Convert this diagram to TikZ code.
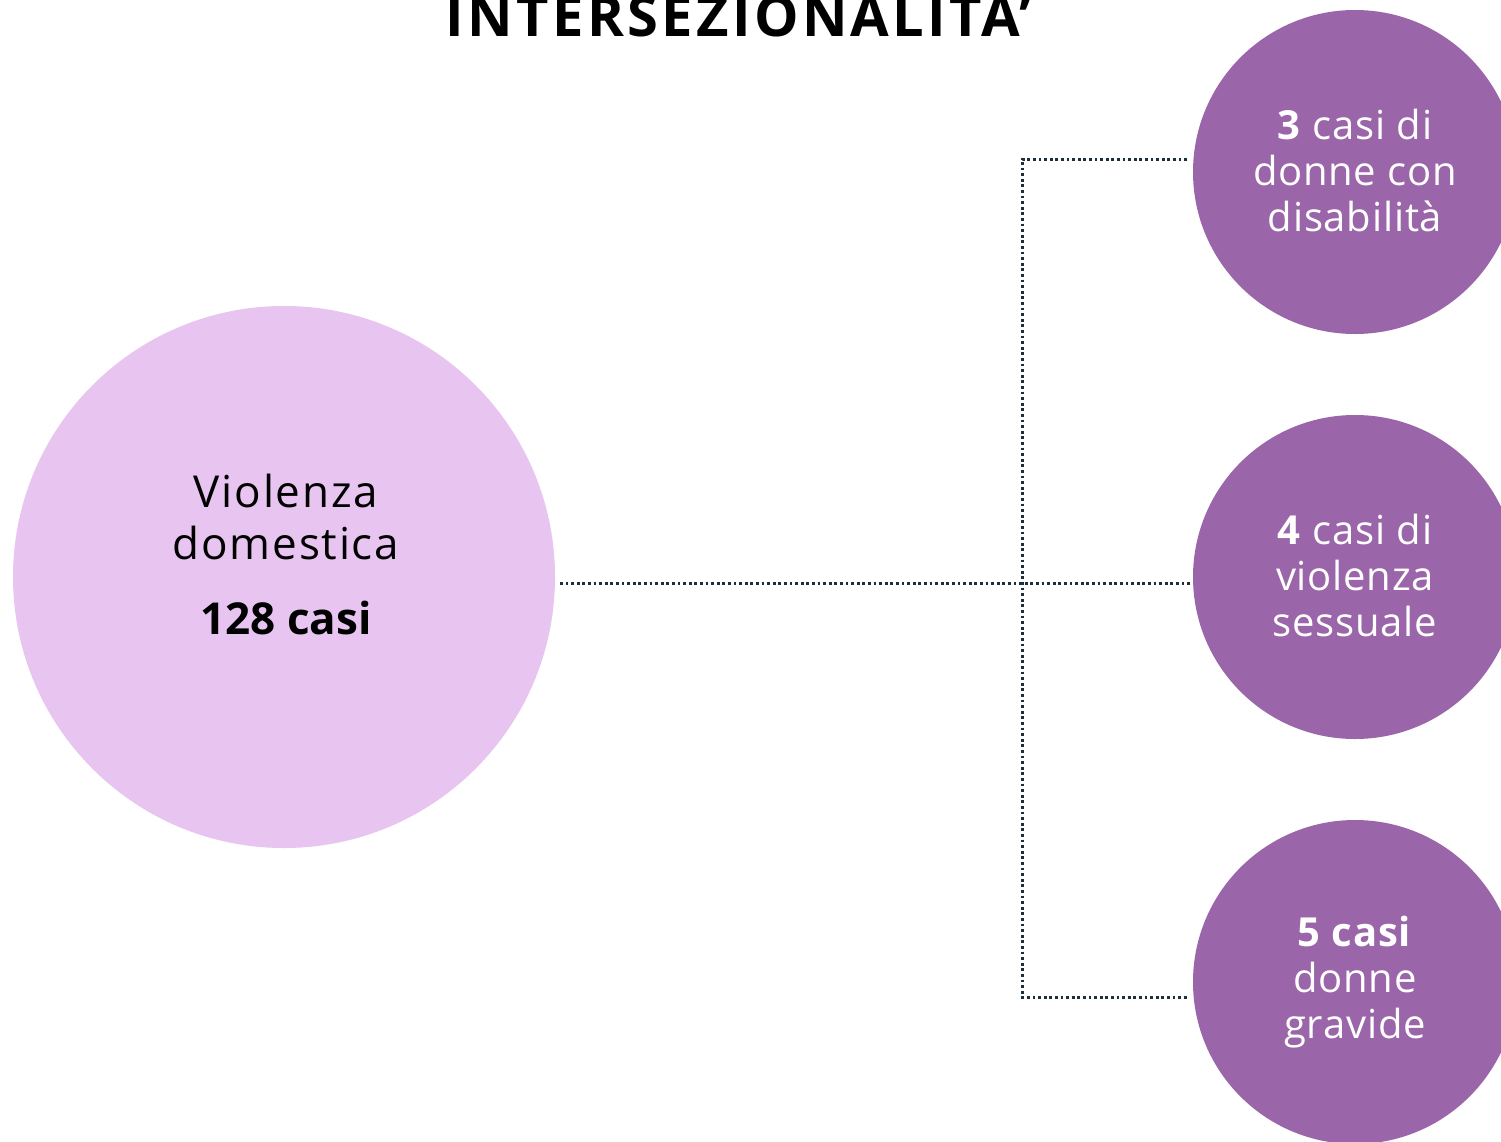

...

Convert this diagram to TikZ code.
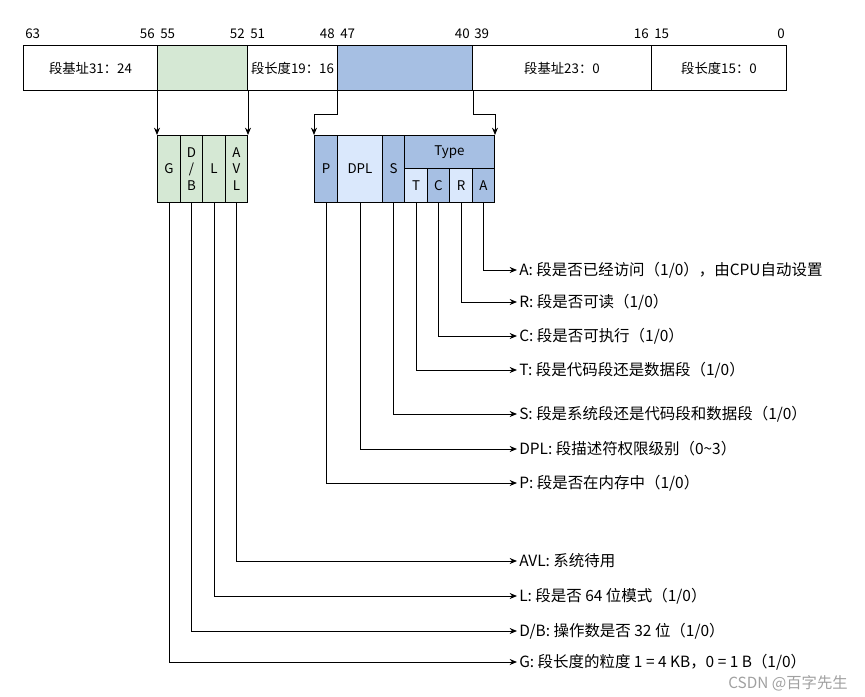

---

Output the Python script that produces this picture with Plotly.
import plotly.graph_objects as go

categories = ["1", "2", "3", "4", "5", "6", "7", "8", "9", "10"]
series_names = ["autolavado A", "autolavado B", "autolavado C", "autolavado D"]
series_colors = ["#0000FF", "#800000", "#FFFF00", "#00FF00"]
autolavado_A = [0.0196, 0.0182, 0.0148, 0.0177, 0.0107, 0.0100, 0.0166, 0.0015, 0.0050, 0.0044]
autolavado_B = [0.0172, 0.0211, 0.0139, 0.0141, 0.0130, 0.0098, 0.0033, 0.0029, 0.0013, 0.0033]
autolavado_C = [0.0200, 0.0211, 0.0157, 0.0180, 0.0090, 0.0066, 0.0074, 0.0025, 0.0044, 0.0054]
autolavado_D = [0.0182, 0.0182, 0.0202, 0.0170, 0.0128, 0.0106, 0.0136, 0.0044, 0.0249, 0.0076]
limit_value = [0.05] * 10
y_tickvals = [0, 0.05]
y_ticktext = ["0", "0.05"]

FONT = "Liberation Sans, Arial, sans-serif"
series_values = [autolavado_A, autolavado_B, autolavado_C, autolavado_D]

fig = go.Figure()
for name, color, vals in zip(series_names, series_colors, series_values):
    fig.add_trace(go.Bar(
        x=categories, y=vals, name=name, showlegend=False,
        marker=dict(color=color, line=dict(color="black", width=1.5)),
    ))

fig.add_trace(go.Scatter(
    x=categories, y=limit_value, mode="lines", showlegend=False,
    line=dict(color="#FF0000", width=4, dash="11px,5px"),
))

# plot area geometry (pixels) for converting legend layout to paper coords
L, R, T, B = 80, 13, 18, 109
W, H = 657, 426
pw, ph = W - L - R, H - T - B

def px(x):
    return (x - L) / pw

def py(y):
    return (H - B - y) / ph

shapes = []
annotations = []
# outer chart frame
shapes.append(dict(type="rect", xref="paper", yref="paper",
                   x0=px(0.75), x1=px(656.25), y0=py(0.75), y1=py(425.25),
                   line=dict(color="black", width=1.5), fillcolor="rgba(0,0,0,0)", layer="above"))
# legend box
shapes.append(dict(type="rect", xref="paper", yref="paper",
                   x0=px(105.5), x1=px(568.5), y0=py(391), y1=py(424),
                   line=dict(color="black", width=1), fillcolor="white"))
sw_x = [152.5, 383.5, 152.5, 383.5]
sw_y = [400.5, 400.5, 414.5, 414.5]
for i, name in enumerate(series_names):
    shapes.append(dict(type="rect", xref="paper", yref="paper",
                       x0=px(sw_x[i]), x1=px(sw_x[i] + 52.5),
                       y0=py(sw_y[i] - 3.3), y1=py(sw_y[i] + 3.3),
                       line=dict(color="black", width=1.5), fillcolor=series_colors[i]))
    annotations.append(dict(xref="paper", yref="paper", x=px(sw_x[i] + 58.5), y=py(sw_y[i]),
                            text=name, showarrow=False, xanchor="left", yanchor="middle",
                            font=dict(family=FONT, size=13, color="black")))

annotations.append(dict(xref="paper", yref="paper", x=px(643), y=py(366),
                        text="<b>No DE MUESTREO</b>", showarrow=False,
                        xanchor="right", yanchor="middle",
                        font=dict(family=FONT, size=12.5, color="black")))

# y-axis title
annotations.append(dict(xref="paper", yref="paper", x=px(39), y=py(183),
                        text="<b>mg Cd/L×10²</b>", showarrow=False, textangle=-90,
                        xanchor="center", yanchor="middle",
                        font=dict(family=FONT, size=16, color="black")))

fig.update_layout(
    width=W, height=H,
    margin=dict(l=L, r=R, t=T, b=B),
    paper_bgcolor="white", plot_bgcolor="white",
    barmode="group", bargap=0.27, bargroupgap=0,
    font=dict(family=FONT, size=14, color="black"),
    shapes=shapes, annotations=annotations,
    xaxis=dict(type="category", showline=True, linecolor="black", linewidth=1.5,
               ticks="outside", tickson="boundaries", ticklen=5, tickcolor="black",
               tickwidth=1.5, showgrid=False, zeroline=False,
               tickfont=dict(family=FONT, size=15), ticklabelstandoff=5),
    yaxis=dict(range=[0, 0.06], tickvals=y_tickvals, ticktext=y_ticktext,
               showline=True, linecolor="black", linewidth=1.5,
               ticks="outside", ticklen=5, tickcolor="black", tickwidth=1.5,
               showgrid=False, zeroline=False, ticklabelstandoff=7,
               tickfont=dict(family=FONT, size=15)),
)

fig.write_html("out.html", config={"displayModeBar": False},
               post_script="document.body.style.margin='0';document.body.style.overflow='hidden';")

▶ [Goal]: Starting with the line that contains "Output the Python", repeat each line exactly, and stop once the line that contains "return (H - B - y) / ph" has been repeated.

▶ [Reply to the task]:
Output the Python script that produces this picture with Plotly.
import plotly.graph_objects as go

categories = ["1", "2", "3", "4", "5", "6", "7", "8", "9", "10"]
series_names = ["autolavado A", "autolavado B", "autolavado C", "autolavado D"]
series_colors = ["#0000FF", "#800000", "#FFFF00", "#00FF00"]
autolavado_A = [0.0196, 0.0182, 0.0148, 0.0177, 0.0107, 0.0100, 0.0166, 0.0015, 0.0050, 0.0044]
autolavado_B = [0.0172, 0.0211, 0.0139, 0.0141, 0.0130, 0.0098, 0.0033, 0.0029, 0.0013, 0.0033]
autolavado_C = [0.0200, 0.0211, 0.0157, 0.0180, 0.0090, 0.0066, 0.0074, 0.0025, 0.0044, 0.0054]
autolavado_D = [0.0182, 0.0182, 0.0202, 0.0170, 0.0128, 0.0106, 0.0136, 0.0044, 0.0249, 0.0076]
limit_value = [0.05] * 10
y_tickvals = [0, 0.05]
y_ticktext = ["0", "0.05"]

FONT = "Liberation Sans, Arial, sans-serif"
series_values = [autolavado_A, autolavado_B, autolavado_C, autolavado_D]

fig = go.Figure()
for name, color, vals in zip(series_names, series_colors, series_values):
    fig.add_trace(go.Bar(
        x=categories, y=vals, name=name, showlegend=False,
        marker=dict(color=color, line=dict(color="black", width=1.5)),
    ))

fig.add_trace(go.Scatter(
    x=categories, y=limit_value, mode="lines", showlegend=False,
    line=dict(color="#FF0000", width=4, dash="11px,5px"),
))

# plot area geometry (pixels) for converting legend layout to paper coords
L, R, T, B = 80, 13, 18, 109
W, H = 657, 426
pw, ph = W - L - R, H - T - B

def px(x):
    return (x - L) / pw

def py(y):
    return (H - B - y) / ph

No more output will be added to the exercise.